- Exercise prompt
Line by line, reproduce exactly the beginning of the listing below, ending with the line that contains "componentes se deben" and adding nothing.

— Start Material provided —

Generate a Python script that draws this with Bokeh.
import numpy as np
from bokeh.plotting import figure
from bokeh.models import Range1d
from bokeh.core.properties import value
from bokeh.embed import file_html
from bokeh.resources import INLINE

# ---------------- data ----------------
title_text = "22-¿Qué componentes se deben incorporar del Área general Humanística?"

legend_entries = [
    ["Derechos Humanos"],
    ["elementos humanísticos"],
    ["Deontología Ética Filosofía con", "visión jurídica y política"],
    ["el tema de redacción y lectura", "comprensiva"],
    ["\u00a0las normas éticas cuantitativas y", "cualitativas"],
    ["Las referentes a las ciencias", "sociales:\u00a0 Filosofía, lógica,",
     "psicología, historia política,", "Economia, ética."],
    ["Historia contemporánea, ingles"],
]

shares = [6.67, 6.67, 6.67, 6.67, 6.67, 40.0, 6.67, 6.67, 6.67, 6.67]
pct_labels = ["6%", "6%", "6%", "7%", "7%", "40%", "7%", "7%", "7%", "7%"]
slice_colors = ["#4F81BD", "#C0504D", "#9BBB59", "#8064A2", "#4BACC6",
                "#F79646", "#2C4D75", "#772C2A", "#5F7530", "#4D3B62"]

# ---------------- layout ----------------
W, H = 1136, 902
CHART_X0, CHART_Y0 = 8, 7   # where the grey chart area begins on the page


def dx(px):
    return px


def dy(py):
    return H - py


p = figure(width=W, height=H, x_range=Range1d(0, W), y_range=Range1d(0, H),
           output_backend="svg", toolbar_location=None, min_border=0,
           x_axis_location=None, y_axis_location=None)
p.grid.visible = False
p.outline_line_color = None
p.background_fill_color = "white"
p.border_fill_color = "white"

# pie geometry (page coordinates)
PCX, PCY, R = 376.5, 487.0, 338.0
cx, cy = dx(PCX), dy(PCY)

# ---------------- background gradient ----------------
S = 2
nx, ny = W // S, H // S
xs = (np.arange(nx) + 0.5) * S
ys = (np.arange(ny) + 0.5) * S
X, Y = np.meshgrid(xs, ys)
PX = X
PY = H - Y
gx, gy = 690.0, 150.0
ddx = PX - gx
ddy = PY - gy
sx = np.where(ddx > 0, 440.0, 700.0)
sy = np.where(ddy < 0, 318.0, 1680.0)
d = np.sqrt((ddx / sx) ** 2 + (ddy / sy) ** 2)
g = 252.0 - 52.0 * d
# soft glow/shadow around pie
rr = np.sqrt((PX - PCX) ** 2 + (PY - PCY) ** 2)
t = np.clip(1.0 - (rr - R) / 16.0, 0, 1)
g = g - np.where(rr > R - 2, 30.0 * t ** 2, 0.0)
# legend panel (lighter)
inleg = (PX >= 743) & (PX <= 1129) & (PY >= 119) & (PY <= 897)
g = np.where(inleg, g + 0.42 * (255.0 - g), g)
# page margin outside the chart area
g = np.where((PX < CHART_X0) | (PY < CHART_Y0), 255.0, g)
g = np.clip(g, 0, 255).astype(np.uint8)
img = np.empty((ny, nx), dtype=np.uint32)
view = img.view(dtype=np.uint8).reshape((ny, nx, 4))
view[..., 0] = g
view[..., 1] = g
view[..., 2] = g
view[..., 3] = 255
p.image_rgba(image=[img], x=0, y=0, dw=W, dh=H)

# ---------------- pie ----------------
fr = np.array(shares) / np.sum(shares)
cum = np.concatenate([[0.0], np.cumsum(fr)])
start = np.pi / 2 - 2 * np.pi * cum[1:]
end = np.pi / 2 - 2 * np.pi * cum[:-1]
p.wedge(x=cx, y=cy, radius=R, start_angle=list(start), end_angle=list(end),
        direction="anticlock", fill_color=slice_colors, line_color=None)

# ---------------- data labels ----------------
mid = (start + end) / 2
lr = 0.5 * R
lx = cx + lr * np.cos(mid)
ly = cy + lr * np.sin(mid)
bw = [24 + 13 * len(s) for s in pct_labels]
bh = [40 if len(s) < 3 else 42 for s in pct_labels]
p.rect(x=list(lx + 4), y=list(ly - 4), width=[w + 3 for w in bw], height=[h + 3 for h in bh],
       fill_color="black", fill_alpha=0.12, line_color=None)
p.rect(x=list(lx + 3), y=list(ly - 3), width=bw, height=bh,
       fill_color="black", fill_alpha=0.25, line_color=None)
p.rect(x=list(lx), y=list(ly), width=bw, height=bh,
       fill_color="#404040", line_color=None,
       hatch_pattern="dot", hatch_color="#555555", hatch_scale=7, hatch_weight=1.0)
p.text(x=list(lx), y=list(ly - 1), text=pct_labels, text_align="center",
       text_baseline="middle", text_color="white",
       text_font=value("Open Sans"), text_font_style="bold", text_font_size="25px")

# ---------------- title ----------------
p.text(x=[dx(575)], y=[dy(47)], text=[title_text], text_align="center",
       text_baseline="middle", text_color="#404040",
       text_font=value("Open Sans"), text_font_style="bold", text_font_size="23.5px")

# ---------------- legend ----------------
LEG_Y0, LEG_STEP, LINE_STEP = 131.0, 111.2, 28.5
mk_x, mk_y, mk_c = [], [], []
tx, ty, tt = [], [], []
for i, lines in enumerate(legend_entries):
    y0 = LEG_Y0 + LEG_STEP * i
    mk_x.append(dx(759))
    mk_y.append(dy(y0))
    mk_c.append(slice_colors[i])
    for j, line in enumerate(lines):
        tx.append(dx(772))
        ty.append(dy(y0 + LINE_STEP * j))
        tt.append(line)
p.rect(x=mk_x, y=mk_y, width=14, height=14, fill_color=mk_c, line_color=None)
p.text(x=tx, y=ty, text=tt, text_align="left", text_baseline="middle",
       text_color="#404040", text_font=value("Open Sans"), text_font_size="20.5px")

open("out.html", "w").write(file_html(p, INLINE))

— End Material provided —

- Answer for this exercise
Generate a Python script that draws this with Bokeh.
import numpy as np
from bokeh.plotting import figure
from bokeh.models import Range1d
from bokeh.core.properties import value
from bokeh.embed import file_html
from bokeh.resources import INLINE

# ---------------- data ----------------
title_text = "22-¿Qué componentes se deben incorporar del Área general Humanística?"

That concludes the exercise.